*Exercise description:* Please, without the pictures, retype exactly the lines from the start of the material through the line that holds "(507,360) .. (sm2.north);".

*Supplied data:*

::::::

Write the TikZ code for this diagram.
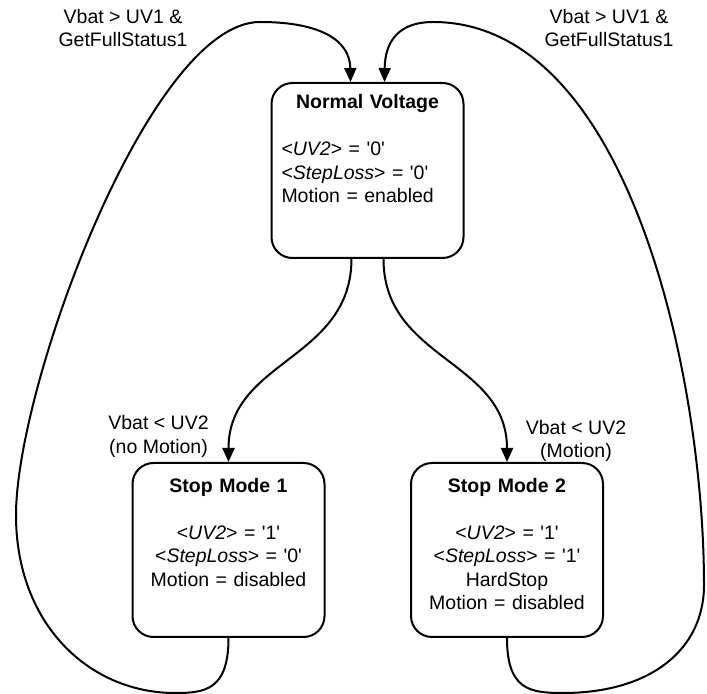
\documentclass[tikz,border=0pt]{standalone}
\usepackage{fontspec}
\setmainfont{Liberation Sans}
\usetikzlibrary{arrows.meta}
\newcommand{\sq}{\textquotesingle}
\begin{document}
\begin{tikzpicture}[x=0.5pt,y=-0.5pt,
  every node/.style={font=\fontsize{9.75pt}{11.75pt}\selectfont},
  state/.style={draw, line width=1pt, rounded corners=10.5pt,
    text width=86pt, inner xsep=5pt, inner ysep=0pt},
  lbl/.style={align=center, inner sep=0pt},
  flow/.style={line width=1pt, -{Triangle[length=7pt,width=6pt]}}
]
\useasboundingbox (0,0) rectangle (707,694);

% states
\node[state, align=left, text height=13pt, text depth=74.5pt] (nv) at (367.5,170.5)
  {\makebox[86pt]{\bfseries Normal Voltage}\\[11.75pt]
   <\textit{UV2}> = \sq0\sq\\
   <\textit{StepLoss}> = \sq0\sq\\
   Motion = enabled};
\node[state, align=center, text height=14.75pt, text depth=72.25pt] (sm1) at (228.5,550)
  {\bfseries Stop Mode 1\\[11.75pt]
   \mdseries <\textit{UV2}> = \sq1\sq\\
   <\textit{StepLoss}> = \sq0\sq\\
   Motion = disabled};
\node[state, align=center, text height=14.75pt, text depth=72.25pt] (sm2) at (507,550)
  {\bfseries Stop Mode 2\\[11.75pt]
   \mdseries <\textit{UV2}> = \sq1\sq\\
   <\textit{StepLoss}> = \sq1\sq\\
   HardStop\\
   Motion = disabled};

% transition labels
\node[lbl] (tl) at (123,28) {Vbat > UV1 \&\\GetFullStatus1};
\node[lbl] (tr) at (609,28) {Vbat > UV1 \&\\GetFullStatus1};
\node[lbl] (ml) at (158.5,436.5) {Vbat < UV2\\(no Motion)};
\node[lbl] (mr) at (576,441) {Vbat < UV2\\(Motion)};

% waypoints of the return loops
\coordinate (lb) at (175,693);
\coordinate (lw) at (16,515);
\coordinate (lt) at (260,22);
\coordinate (rb) at (563,693);
\coordinate (rw) at (704,585);
\coordinate (rt) at (433,22);

% undervoltage transitions
\draw[flow] ([xshift=-8pt]nv.south) .. controls (351,360) and (228.5,360) .. (sm1.north);
\draw[flow] ([xshift=8pt]nv.south) .. controls (383.5,360) and (507,360) .. (sm2.north);

% recovery transitions
\draw[flow] (sm1.south) .. controls (228.5,690) and (205,693) .. (lb)
  .. controls (90,693) and (16,625) .. (lw)
  .. controls (16,385) and (150,22) .. (lt)
  .. controls (320,22) and (350,40) .. ([xshift=-8.5pt]nv.north);
\draw[flow] (sm2.south) .. controls (507,690) and (530,693) .. (rb)
  .. controls (650,693) and (704,650) .. (rw)
  .. controls (704,380) and (630,22) .. (rt)
  .. controls (400,22) and (385,40) .. ([xshift=8.5pt]nv.north);
\end{tikzpicture}
\end{document}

::::::

*Task response:*
Write the TikZ code for this diagram.
\documentclass[tikz,border=0pt]{standalone}
\usepackage{fontspec}
\setmainfont{Liberation Sans}
\usetikzlibrary{arrows.meta}
\newcommand{\sq}{\textquotesingle}
\begin{document}
\begin{tikzpicture}[x=0.5pt,y=-0.5pt,
  every node/.style={font=\fontsize{9.75pt}{11.75pt}\selectfont},
  state/.style={draw, line width=1pt, rounded corners=10.5pt,
    text width=86pt, inner xsep=5pt, inner ysep=0pt},
  lbl/.style={align=center, inner sep=0pt},
  flow/.style={line width=1pt, -{Triangle[length=7pt,width=6pt]}}
]
\useasboundingbox (0,0) rectangle (707,694);

% states
\node[state, align=left, text height=13pt, text depth=74.5pt] (nv) at (367.5,170.5)
  {\makebox[86pt]{\bfseries Normal Voltage}\\[11.75pt]
   <\textit{UV2}> = \sq0\sq\\
   <\textit{StepLoss}> = \sq0\sq\\
   Motion = enabled};
\node[state, align=center, text height=14.75pt, text depth=72.25pt] (sm1) at (228.5,550)
  {\bfseries Stop Mode 1\\[11.75pt]
   \mdseries <\textit{UV2}> = \sq1\sq\\
   <\textit{StepLoss}> = \sq0\sq\\
   Motion = disabled};
\node[state, align=center, text height=14.75pt, text depth=72.25pt] (sm2) at (507,550)
  {\bfseries Stop Mode 2\\[11.75pt]
   \mdseries <\textit{UV2}> = \sq1\sq\\
   <\textit{StepLoss}> = \sq1\sq\\
   HardStop\\
   Motion = disabled};

% transition labels
\node[lbl] (tl) at (123,28) {Vbat > UV1 \&\\GetFullStatus1};
\node[lbl] (tr) at (609,28) {Vbat > UV1 \&\\GetFullStatus1};
\node[lbl] (ml) at (158.5,436.5) {Vbat < UV2\\(no Motion)};
\node[lbl] (mr) at (576,441) {Vbat < UV2\\(Motion)};

% waypoints of the return loops
\coordinate (lb) at (175,693);
\coordinate (lw) at (16,515);
\coordinate (lt) at (260,22);
\coordinate (rb) at (563,693);
\coordinate (rw) at (704,585);
\coordinate (rt) at (433,22);

% undervoltage transitions
\draw[flow] ([xshift=-8pt]nv.south) .. controls (351,360) and (228.5,360) .. (sm1.north);
\draw[flow] ([xshift=8pt]nv.south) .. controls (383.5,360) and (507,360) .. (sm2.north);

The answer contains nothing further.